This was to be Bartholomew’s punishment—the death of his youngest sister. Come springtime, a farmer tending his sheep would discover her decaying body.
No.
It would be frozen.
The cold winter temperatures would have preserved her flesh. She would be a lifeless but frozen beauty.
The local prince would insist she be laid out in his castle for all the locals to come and admire. Her family would hear of the frozen princess, and when they viewed her lifeless loveliness, they would break down weeping at the tragedy that had stolen her life.
Bartholomew would forever grieve for having given into his weakness for gambling. He would turn away from his vices and live out the remainder of his life…
In service to the church.
Yes.
Delia would have smiled at such a thought if her lips weren’t numb from the cold.
A garbled sob echoed, and Delia startled to realize it had come from her.
She was going to die. She was going to succumb to nature’s fury, and no one would care.
Not even her handsome prince.
Two
Lord Jack Thorne, Viscount Oswald watched out the window of his carriage at the inconvenient storm raging outside. Whereas others might be warmed that it would snow around the holidays, Jack, most certainly, was not.

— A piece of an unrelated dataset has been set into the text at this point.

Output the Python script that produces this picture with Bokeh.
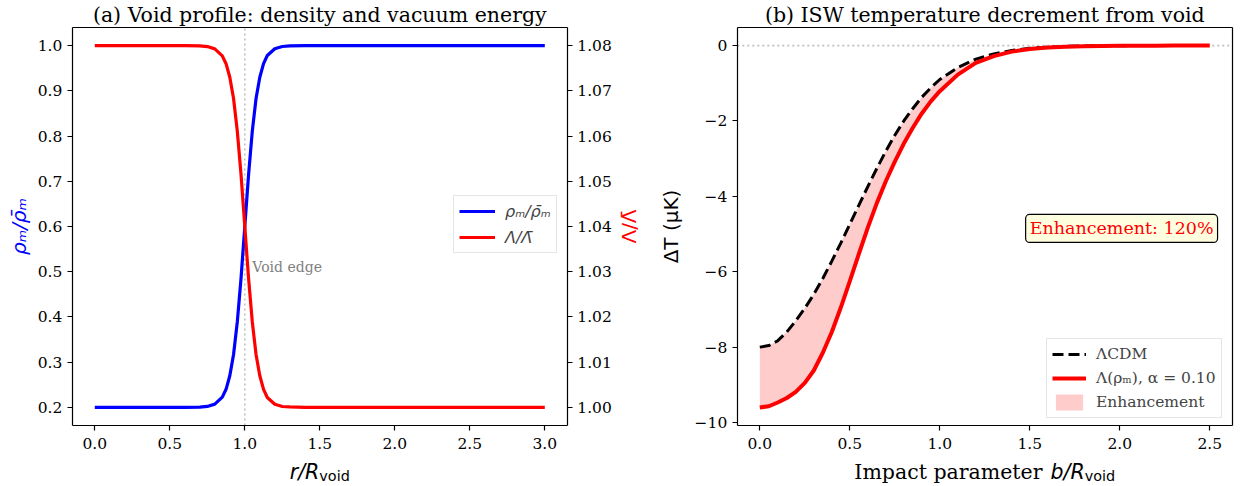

Nothing about the holidays warmed him—not the singing, not the decorations, and most definitely not having to spend two weeks with family and friends.
Not that he didn’t love his grandparents and his sister and her family—he did. But he abhorred the contrived notions of joy and peace and all the other expectations Christmas promised.
It was a time for memories to mock people—a time to remind them that life isn’t the fairy-tale one imagines it will be as children.
Jack was reasonably content and knew better than to expect anything more. His sister would mock him for failing to have “Christmas spirit,”—as though that was something any sane person wanted or needed.
The coach shuttered and Jack cursed at the snow outside.
Rather than sleep in his own bed, he was going to have to take his room at the Black Sheep, Old St. Vincentshire’s only inn.
And even more annoying, Lizzie, the barmaid who’d warmed his bed in the past, no longer worked at the inn. She’d been the one consolation he’d turned to on these occasions when he had no choice but to journey home. Unfortunately, when he’d visited in September, she’d informed him she was going to marry one of her father’s cousins’ sons.
What sort of fellow married a prostitute? Likely, the bloke didn’t know. As far as her family knew, she served ale and assisted in the kitchen.
Her groom was a lucky man though. Lizzie couldn’t cook worth a damn, but she possessed alternate talents to keep a man satisfied.
Mr. Chapman, the innkeeper at the Black Sheep, would have replaced her by now. But there wasn’t much consolation in that. Jack wasn’t interested in bedding just anyone. He’d known Lizzie for a few years before entering their arrangement, and was doubtful he’d find her replacement as suitable or enticing as Lizzie had been.
Nor as clean and… safe. In exchange for the regular stipend he’d provided her, he’d paid Lizzie enough that she could refuse other customers.
Which protected both of them from the pox as well as other maladies.
The best lay in the world wasn’t worth sacrificing one’s health, after all.
Damned inconsiderate of her father’s cousin’s son to come along and want to marry her, ruining a perfectly satisfying arrangement.
Jack dismissed a hollow ache that had plagued him recently. It didn’t really have anything to do with Lizzie, or the holidays, or anything of substance. And it would pass. It always did.
The world simply wasn’t the colorful place it had once been. It was… muted.